The Birmingham Post (England), November 27, 2007 | Go to article overview

Culture: The Art and Alchemy of Turning Kipple into Non-Kipple; Visual Arts It's Curtains for Periscope, Birmingham's Only Experimental Exhibition Space Run by and for Artists, Writes Ros Dodd


Byline: Ros Dodd

It might be next season's "must-have" bathroom accessory - a tassel-effect shower curtain in canary yellow.

It is indeed a shower curtain, but on closer inspection you discover it's made out of 30 pairs of domestic rubber gloves machine-sewn together and that it's a piece of art work rather than a trendy retail item.

The young, emerging Birmingham-based artist behind the creation is Emma Bowen, who specialises in using everyday objects - from crayons and cotton buds to brooms and carpet - in her sculptures and installations.

Much of her work is site-specific, which often requires the finished product to be completed in a short space of time. Her first solo exhibition, to be staged in Birmingham next month, will be the culmination of research undertaken during a month-long residency at Lee Bank Business Centre in Holloway Head, talking to the people who run more than 30 companies based there.
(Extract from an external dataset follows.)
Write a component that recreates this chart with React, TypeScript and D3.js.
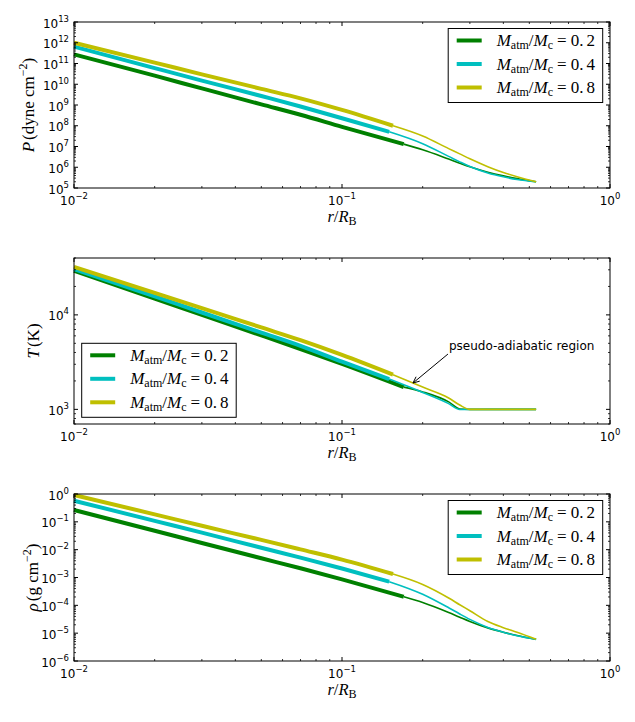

The centre is also the home of Birmingham Artists, whose Periscope project space will stage 25-year-old Emma's exhibition from December 13 to 15.

"I'm really interested in the business centre because although it's a communal building it has a feeling of being closed off," she says.

"I'm fascinated by its corridors, which always seem very quiet, but off which are intriguing hubs of activity. Many of the business units have sub-units within them, such as Birmingham Artists, which has studios, Periscope and the region's only print workshop for artists.

"So my idea for this exhibition is to investigate those spaces. I'm going to spend time in the building meeting people who work there and finding out what really goes on behind closed doors. The installation I make will be a response to how the building and the spaces within it work."

Emma, who graduated from Central St Martins College of Art & Design in London two years ago, is the kind of young artist Periscope was set up to help, as there is a dearth of space in Birmingham and the West Midlands for artists to practise.

Yet the three-year project, which is in its final year, was threatened with collapse when Birmingham City Council announced in June it was withdrawing its pounds 50,000 a year grant to Birmingham Artists with less than a month's notice after 21 years.